The point that the President misses is that any military aid at this point in the troubled history of Central America will serve only to handicap the peace process that the Central American presidents put together Aug. 7 and which already has brought more progress toward peace than seven years of shooting by the U.S.-armed Contras.

There is only one appropriate thing for the United States to do at this moment, and that is to heed the advice of President Oscar Arias Sanchez of Costa Rica, the man who was the inspiration behind the peace agreement. He has asked for no more aid to the Contras. And he has been supported in this by the presidents of El Salvador, Guatemala and Honduras.

They are not soft on communism.
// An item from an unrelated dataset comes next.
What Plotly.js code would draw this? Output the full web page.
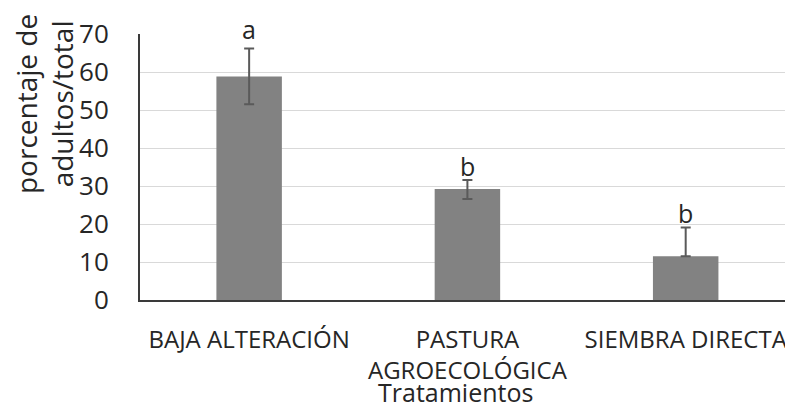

They are not naive. They are not tools of a foreign conspiracy to build bases for Moscow. No. They are realists. They have seen the fruitless toll of guerrilla warfare in three of the five Central American nations. And they have seen the futility of spreading warfare. They have learned that a negotiated settlement, implementing the Aug. 7 peace accord, holds the most promise to consolidate the gains for democracy that already have been made.

A majority in Congress recognizes that there will be obligations to provide food and clothing and shelter for the Contras during the transition that lies ahead. President Daniel Ortega of Nicaragua himself has recognized that and made what appears to us a reasonable proposal for assistance to flow through international agencies as the cease-fire takes hold.

But President Reagan has always trusted guns more than diplomacy for settling Central America's problems. "Peace and freedom come through strength," he said again Monday, reaffirming his conviction that the Contras are "freedom fighters." The Central Americans would say it differently. Peace and freedom come through negotiations, not at gunpoint.

Congress, by killing Contra aid, can give the Central Americans time to test the peace agreement they have constructed. On that, virtually every Latin leader agrees. They are right.